Archer: What was Bill and Ted’s favorite number again?
Jonah [authoritatively]: Sixty-eight.
Archer [puzzled]: Sixty-eight?
Jonah: Yep. Sixty-eight. …It might have been seventy-eight.
Archer: I don’t get what’s funny about that.
Jonah: Me neither. But it was definitely either seventy-eight or sixty-eight.

Santa-Man!

Better late than never: your annual bit of Santa humor. (Previously.)

You better light up
And point to the sky
The candy-cane signal
I’m telling you why:
Santa-Man is needed in town

The Selfishness Squad
Has launched an attack
The Army and Air Force
Can’t hold them back
Santa-Man is needed in town

He swoops in on his jet sleigh
He launches lots of toys
The evildoers soon are trapped
In a mob of girls and boys

His sidekicks are elves
They help in a pinch
His archnemesis is
Someone named Grinch
Santa-Man is needed in town

(Previously.)

Star-spangled scanner

O say can you see
By the flick’ring blue light
What the news channels hailed
From a TSA screening?

Whose broad thighs and bright scars
As he boarded the flight
Were so easily watched?
Even though it’s demeaning

In his bowels, some methane
Could have brought down the plane
If he’d saved that fart
Just to set it aflame

O say, isn’t it better
To submit and behave
Than be the land of the free
And the home of the brave?

How I use my 10%

From a chat today with my sister Suzanne:

Me: quick, without referring to anything, name the three stars of 1984’s Irreconcilable Differences
Suzanne: shelley long, drew barrymore, ryan o’neal
Me: right! i knew them too, when the movie title popped into my mind a few minutes ago
Me: WHAT IS WRONG WITH US?
Suzanne: we’re awesome
Suzanne: bonus question
Suzanne: what later to become huge actress had a small role?
Me: no idea. i never saw it, i only know the marketing. which makes it all the more baffling that i still know it 26 years later
Suzanne: ah
Suzanne: WHAT IS WRONG WITH YOU?

Hung up

Men, if your penis is of average size or slightly above, and you’ve taken solace (while watching some well-hung stud in a porn film) in the thought that most other men are your size or smaller, mathematics and I are here to ruin your whole day.

After all, it’s not some hypothetical matchup against all other men that you’re interested in, is it?
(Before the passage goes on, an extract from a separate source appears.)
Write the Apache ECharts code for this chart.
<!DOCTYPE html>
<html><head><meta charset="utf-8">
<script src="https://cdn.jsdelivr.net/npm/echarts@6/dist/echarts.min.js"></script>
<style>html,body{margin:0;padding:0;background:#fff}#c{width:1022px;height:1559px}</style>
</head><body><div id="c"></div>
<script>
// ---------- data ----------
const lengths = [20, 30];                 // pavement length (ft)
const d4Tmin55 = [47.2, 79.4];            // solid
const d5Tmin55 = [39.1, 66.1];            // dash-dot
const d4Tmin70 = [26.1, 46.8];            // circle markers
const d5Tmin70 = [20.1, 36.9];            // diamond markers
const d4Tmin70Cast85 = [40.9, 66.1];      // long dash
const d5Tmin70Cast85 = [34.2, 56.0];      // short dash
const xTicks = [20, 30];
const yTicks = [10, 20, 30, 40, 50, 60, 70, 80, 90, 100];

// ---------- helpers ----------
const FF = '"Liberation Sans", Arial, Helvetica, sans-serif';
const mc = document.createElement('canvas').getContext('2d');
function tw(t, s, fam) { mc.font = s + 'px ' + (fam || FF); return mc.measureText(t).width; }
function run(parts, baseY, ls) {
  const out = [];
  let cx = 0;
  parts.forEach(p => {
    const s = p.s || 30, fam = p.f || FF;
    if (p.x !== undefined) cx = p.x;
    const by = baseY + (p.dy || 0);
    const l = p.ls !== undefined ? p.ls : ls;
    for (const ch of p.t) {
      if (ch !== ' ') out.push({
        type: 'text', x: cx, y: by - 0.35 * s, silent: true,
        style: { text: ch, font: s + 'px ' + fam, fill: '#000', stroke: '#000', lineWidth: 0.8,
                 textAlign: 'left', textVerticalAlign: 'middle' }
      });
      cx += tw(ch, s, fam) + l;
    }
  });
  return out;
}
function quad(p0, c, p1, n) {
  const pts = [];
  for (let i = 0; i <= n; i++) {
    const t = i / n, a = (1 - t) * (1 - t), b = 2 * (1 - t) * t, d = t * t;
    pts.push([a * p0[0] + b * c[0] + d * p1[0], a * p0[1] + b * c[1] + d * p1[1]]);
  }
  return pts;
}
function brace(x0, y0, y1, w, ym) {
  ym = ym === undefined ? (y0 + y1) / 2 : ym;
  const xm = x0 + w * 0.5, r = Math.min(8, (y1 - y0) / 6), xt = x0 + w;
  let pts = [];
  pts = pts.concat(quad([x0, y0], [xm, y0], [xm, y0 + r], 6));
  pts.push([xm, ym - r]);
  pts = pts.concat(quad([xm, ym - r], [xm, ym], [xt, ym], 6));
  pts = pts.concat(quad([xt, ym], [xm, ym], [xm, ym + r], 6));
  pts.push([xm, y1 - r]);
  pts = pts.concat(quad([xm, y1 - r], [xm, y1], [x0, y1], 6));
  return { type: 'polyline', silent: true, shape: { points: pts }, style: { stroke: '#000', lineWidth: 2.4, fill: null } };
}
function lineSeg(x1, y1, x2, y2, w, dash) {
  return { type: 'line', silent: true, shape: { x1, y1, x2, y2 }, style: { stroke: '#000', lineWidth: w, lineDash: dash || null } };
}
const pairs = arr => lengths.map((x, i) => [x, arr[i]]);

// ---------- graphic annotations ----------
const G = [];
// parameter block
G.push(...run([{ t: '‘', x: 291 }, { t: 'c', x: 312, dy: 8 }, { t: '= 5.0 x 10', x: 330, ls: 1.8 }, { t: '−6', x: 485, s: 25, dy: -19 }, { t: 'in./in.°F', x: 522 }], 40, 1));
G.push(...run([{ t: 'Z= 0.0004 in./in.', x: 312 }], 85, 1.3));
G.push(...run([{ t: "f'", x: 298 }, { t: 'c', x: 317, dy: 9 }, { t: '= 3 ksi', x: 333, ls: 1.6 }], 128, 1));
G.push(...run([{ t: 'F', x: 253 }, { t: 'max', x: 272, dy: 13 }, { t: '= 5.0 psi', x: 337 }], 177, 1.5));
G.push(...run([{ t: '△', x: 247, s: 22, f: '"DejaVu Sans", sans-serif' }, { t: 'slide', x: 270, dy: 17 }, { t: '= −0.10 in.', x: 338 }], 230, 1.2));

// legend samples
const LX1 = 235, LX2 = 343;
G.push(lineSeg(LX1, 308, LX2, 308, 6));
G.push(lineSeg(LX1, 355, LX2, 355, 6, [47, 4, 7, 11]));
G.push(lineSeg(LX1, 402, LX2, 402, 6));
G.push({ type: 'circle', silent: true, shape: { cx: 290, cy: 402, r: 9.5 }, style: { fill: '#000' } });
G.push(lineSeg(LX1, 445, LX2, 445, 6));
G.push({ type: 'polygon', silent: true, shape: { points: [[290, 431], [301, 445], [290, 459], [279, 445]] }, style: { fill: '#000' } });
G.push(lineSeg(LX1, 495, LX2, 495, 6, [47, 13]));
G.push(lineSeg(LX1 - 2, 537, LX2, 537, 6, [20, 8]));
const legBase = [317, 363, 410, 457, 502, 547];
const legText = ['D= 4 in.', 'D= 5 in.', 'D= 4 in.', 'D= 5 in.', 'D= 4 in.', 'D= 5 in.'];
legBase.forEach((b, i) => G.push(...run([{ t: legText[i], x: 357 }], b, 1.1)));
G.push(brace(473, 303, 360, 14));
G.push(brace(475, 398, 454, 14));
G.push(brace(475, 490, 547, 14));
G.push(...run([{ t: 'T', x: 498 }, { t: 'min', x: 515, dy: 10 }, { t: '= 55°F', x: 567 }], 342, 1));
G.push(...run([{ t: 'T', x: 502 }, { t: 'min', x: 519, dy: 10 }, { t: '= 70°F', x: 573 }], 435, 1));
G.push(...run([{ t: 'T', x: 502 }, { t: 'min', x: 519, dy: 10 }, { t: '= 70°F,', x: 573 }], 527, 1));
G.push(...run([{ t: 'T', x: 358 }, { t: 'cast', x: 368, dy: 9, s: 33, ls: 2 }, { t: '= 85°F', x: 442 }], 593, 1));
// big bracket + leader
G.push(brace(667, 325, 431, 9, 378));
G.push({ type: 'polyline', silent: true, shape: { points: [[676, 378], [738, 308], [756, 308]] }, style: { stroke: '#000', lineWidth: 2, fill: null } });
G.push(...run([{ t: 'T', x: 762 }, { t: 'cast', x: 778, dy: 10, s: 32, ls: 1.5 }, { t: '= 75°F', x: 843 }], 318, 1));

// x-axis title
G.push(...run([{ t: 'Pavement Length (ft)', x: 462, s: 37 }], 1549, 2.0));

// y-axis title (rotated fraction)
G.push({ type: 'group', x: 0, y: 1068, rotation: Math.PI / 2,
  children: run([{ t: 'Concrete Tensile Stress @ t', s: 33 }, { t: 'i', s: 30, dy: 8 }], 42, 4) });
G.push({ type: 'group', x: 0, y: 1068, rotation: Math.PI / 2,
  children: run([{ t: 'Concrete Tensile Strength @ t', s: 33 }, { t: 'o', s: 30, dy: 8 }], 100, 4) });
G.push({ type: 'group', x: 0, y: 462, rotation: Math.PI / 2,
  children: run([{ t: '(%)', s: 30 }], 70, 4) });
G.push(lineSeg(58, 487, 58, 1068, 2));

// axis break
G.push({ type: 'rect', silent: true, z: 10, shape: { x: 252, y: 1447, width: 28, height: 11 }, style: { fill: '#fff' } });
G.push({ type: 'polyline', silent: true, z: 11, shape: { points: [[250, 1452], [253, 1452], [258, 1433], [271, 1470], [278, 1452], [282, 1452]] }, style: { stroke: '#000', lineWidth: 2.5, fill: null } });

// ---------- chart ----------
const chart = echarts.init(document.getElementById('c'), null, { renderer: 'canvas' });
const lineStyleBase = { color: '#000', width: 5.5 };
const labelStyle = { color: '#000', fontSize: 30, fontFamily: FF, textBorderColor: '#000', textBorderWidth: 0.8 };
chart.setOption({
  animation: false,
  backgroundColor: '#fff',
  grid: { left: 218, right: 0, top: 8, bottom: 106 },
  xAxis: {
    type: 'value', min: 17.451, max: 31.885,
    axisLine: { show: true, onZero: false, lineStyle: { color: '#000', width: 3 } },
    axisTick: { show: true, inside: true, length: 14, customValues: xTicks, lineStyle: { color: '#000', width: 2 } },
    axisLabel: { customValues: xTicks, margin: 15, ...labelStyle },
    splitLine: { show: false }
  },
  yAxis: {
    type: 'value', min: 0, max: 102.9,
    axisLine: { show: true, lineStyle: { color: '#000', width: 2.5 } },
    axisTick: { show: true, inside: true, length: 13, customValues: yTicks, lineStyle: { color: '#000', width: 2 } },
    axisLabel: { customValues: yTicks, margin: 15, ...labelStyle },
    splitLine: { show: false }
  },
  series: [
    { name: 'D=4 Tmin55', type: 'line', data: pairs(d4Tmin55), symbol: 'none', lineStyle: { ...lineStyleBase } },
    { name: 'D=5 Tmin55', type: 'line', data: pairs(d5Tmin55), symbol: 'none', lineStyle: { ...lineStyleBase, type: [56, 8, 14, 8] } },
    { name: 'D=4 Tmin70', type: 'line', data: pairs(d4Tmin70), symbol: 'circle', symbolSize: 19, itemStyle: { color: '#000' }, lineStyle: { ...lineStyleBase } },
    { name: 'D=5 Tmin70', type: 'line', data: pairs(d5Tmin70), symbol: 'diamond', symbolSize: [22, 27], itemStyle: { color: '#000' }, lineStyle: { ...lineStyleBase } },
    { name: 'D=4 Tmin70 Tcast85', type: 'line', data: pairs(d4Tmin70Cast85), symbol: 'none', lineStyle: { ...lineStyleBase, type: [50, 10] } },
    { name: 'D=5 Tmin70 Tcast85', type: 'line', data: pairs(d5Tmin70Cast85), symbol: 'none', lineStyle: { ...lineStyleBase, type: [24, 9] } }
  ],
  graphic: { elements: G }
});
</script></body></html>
If you’re honest with yourself, what you really care about is whether yours is the biggest dick your partner’s ever had. And that’s where the bad news begins.
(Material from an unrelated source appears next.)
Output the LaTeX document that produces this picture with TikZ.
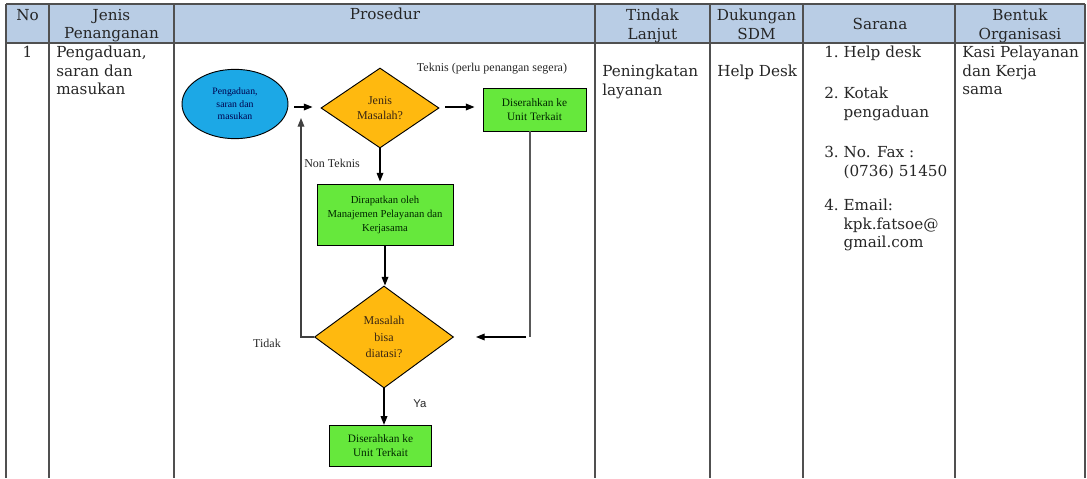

Suppose your size is exactly average; that you’re in the 50th percentile for penis length. That means that 50% of men are smaller than you, and 50% are bigger. Does this mean you have a fifty-fifty chance of blowing your lover’s mind? Only if your partner had one man before you. If your partner had two men before you, the odds of their both being smaller are 0.5×0.5, or 25%. If three, the odds they were all smaller are 0.5×0.5×0.5, or 12.5%. In other words, there’s an 87.5% chance — 7 chances in 8 — they’ve seen bigger.

Let’s say you’re one of the lucky ones in the 75th percentile. Your dick is bigger than that of three out of every four men you see. There’s still a 58% chance that your partner (who’s had three men before you) has seen bigger!
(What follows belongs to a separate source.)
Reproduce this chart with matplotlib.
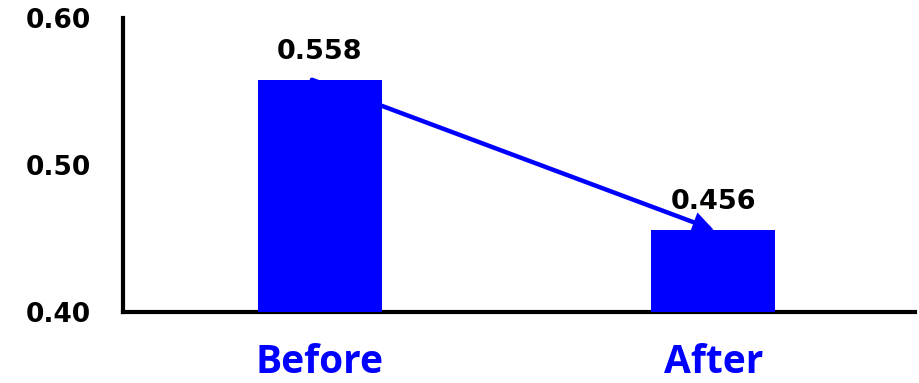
import matplotlib.pyplot as plt

# before/after values
groups = ["Before", "After"]
values = [0.558, 0.456]
y_ticks = [0.40, 0.50, 0.60]
y_tick_labels = ["0.40", "0.50", "0.60"]

fig = plt.figure(figsize=(9.19, 3.83), dpi=100)
ax = fig.add_axes([0.1338, 0.1854, 0.8619, 0.7676])

x = list(range(len(groups)))
ax.bar(x, values, width=0.315, color="#0000FF", zorder=3)

# trend arrow from the top of the first bar to the top of the second
ax.annotate("", xy=(x[1], values[1]), xytext=(x[0] - 0.02, values[0]),
            arrowprops=dict(arrowstyle="-|>,head_length=1.0,head_width=0.5",
                            color="#0000FF", lw=3.2, shrinkA=0, shrinkB=0,
                            joinstyle="miter"),
            zorder=2)

for xi, v in zip(x, values):
    ax.annotate(f"{v:.3f}", xy=(xi, v), xytext=(0, 20), textcoords="offset points",
                ha="center", va="center", fontsize=19.5, fontweight="bold",
                family="DejaVu Sans", color="black", zorder=4)

ax.set_xlim(-0.5, 1.512)
ax.set_ylim(0.40, 0.60)
ax.set_yticks(y_ticks)
ax.set_yticklabels(y_tick_labels, fontsize=19, fontweight="bold", family="DejaVu Sans")
ax.set_xticks(x)
ax.set_xticklabels(groups, fontsize=28, fontweight="bold", family="Open Sans", color="#0000FF")
ax.tick_params(axis="both", length=0)
ax.tick_params(axis="y", pad=23)
ax.tick_params(axis="x", pad=22)

for side in ["top", "right"]:
    ax.spines[side].set_visible(False)
for side in ["left", "bottom"]:
    ax.spines[side].set_linewidth(3)
    ax.spines[side].set_color("black")

fig.savefig("out.png", dpi=100)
In order to have an even chance of having the biggest dick that a partner with three previous lovers has ever seen, you have to be in the 80th percentile for penis size (about 6.25 inches according to the condom manufacturer LifeStyles). But that’s just an even chance. To have a good chance — say, 90% — you have to be in the 97th percentile (about 7.5 inches). And that’s if your partner has had only 3 men before you. It’s not too unusual to be the fifth or tenth or twentieth man, especially of a partner who’s very desirable.

None of these numbers mean anything if you can’t get it up when the time comes, so now that I’ve given you the bad news — don’t think about it.